Lauterbach will Evaluierung der Corona-Maßnahmen um ein Jahr verschieben

Bundesgesundheitsminister Karl Lauterbach plant, die Evaluierung der Corona-Maßnahmen um etwa ein Jahr zu verschieben. Rund um das zuständige Expertengremium scheint es zu rumoren. Drosten hat den Expertenrat verlassen, Lauterbach spricht von "bösartigen Unterstellungen".

Seit mehr als zwei Jahren wird über die Wirksamkeit der Corona-Schutzmaßnahmen diskutiert. Bis Ende Juni sollte ein Expertengremium dem Bundestag dazu eine Evaluation der Maßnahmen vorlegen – wie im Infektionsschutzgesetz vorgesehen. Doch inzwischen gibt es im Gremium Streit darüber, ob man die Maßnahmen überhaupt angemessen evaluieren könne.

Am Donnerstag teilte Bundesgesundheitsminister Karl Lauterbach (SPD) per Twitter mit, dass er es bedaure, dass der Charité-Virologe Christian Drosten das Expertengremium verlasse. Am Freitag erklärte er dann im Interview mit dem TV-Sender Phoenix den Vorgang und nahm Stellung zu der Causa.

Drosten habe unter großem Druck gestanden, so Lauterbach. Ihm sei angeblich unterstellt worden, dass er keine Evaluierung wolle, um die Maßnahmen, an deren Entwicklung er selbst beteiligt gewesen ist, nicht bewerten zu müssen. "Das ist eine Unterstellung gewesen", so Lauterbach, "das war falsch, bösartig". Weiter führt er aus, dass sich vor allem eine Zeitung damit profiliert habe, ohne konkrete Namen zu nennen.

Lauterbach dürfte sich damit jedoch auf die Berichterstattung der Welt am Sonntag beziehen, die seitdem weitere Details publik gemacht hat. So war sich der Sachverständigenrat über die Verschiebung der Evaluierung wohl nicht so einig, wie von Lauterbach dargestellt. Demnach ist es in erster Linie der Gesundheitsminister selbst, der die Evaluierung um ein ganzes Jahr verschieben möchte.

So habe Lauterbach gegenüber Bundestagspräsidentin Bärbel Bas (SPD) geäußert, dass man den Evaluierungsauftrag "sicherlich nicht vor Sommer 2023 in ausreichender Qualität und Tiefe" erfüllen können.
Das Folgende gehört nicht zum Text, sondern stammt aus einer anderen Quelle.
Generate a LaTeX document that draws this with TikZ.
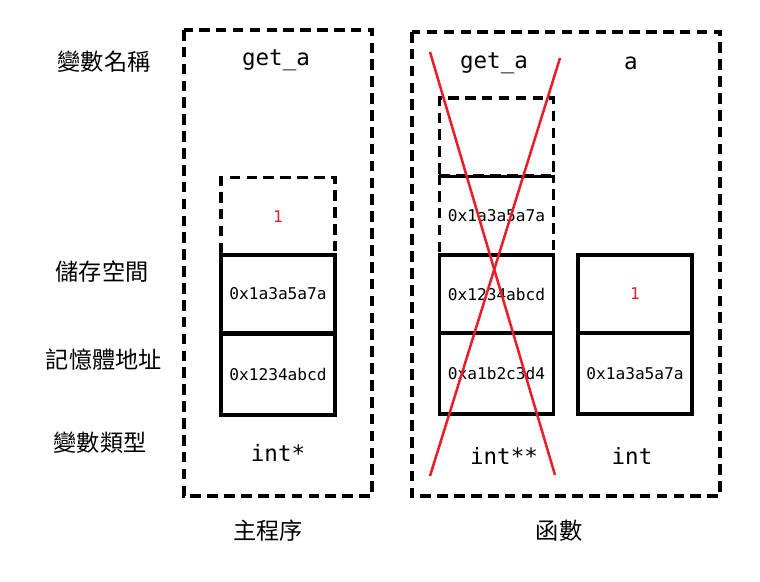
\documentclass[tikz,border=0pt]{standalone}
\usepackage{fontspec}
\setmainfont{Noto Sans CJK TC}
\newfontfamily\codefont{DejaVu Sans Mono}
\usetikzlibrary{calc}

\definecolor{crossred}{RGB}{232,30,40}

\begin{document}
\begin{tikzpicture}[
    x=0.025cm,
    y=-0.025cm,
    line cap=butt,
    line join=miter,
    frame/.style={line width=2.3pt, dash pattern=on 7.5pt off 4.5pt},
    cell/.style={draw, line width=2.3pt, minimum width=2.85cm, minimum height=1.95cm,
                 inner sep=0pt, outer sep=0pt, font=\codefont\fontsize{11.5}{12}\selectfont},
    freecell/.style={cell, dash pattern=on 7.5pt off 4.5pt},
    tallcell/.style={cell, minimum height=2.03cm},
    rowlabel/.style={font=\fontsize{16.5}{18}\selectfont},
    varname/.style={font=\codefont\fontsize{16}{18}\selectfont},
    cross/.style={draw=crossred, line width=1.8pt}
]

\useasboundingbox (0,0) rectangle (760,582);

% Row labels
\node[rowlabel] (lname) at (104,62)  {變數名稱};
\node[rowlabel] (lval)  at (102,272) {儲存空間};
\node[rowlabel] (laddr) at (104,360) {記憶體地址};
\node[rowlabel] (ltype) at (100,443) {變數類型};

% Scopes
\draw[frame] (184,30) rectangle (372,496);
\draw[frame] (412,32) rectangle (720,496);
\node[rowlabel] (tmain) at (268,531) {主程序};
\node[rowlabel] (tfunc) at (559,531) {函數};

% main: get_a
\node[varname] (mname) at (276,60) {get\_a};
\node[freecell] (mfree) at (278,216.5) {\textcolor{crossred}{1}};
\node[cell]     (mval)  at (278,294)   {0x1a3a5a7a};
\node[tallcell] (maddr) at (278,374.5) {0x1234abcd};
\node[varname]  (mtype) at (278,453)   {int*};

% function: get_a
\node[varname]  (pname) at (494,63)    {get\_a};
\node[freecell] (ptop)  at (496.5,137) {};
\node[freecell] (pfree) at (496.5,215.5) {0x1a3a5a7a};
\node[cell]     (pval)  at (496.5,294) {0x1234abcd};
\node[tallcell] (paddr) at (496.5,373.5) {0xa1b2c3d4};
\node[varname]  (ptype) at (504,456)   {int**};

% function: a
\node[varname]  (aname) at (631,63)    {a};
\node[cell]     (aval)  at (635,294)   {\textcolor{crossred}{1}};
\node[tallcell] (aaddr) at (635,373.5) {0x1a3a5a7a};
\node[varname]  (atype) at (632,456)   {int};

% Cross out
\coordinate (x1) at (430,52);
\coordinate (x2) at (555,475);
\coordinate (x3) at (560,58);
\coordinate (x4) at (430,476);
\draw[cross] (x1) -- (x2);
\draw[cross] (x3) -- (x4);

\end{tikzpicture}
\end{document}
Zudem habe nur ein Teil der Expertenkommission den Wunsch nach einer Terminverschiebung geäußert und nicht die gesamte Gruppe.

Brisant dabei ist auch, dass FDP-Vize Wolfgang Kubicki wenige Stunden vor Drostens Rückzug den Wissenschaftlichen Dienst des Bundestags angefragt hat, ob Drosten überhaupt die gesetzliche Anforderung, unabhängig zu sein, erfülle, um an der Evaluierung mitzuarbeiten. Mit dem Ausscheiden Drostens aus dem Gremium hat sich diese Frage nun wohl erledigt.

Bei Phoenix hatte Lauterbach wiederum erklärt, es fehle dem Gremium an Experten. Nach dem Abgang Drostens sei mit Hendrik Streeck nur noch ein Virologe im Team, zudem fehle es an Mathematikern für Berechnungen. Auf Wunsch der Vorsitzenden des Gremiums habe er jetzt prüfen sollen, ob es Stellenausschreibungen für die benötigten Mathematiker gibt oder ein Team von Leuten "zuarbeiten könne".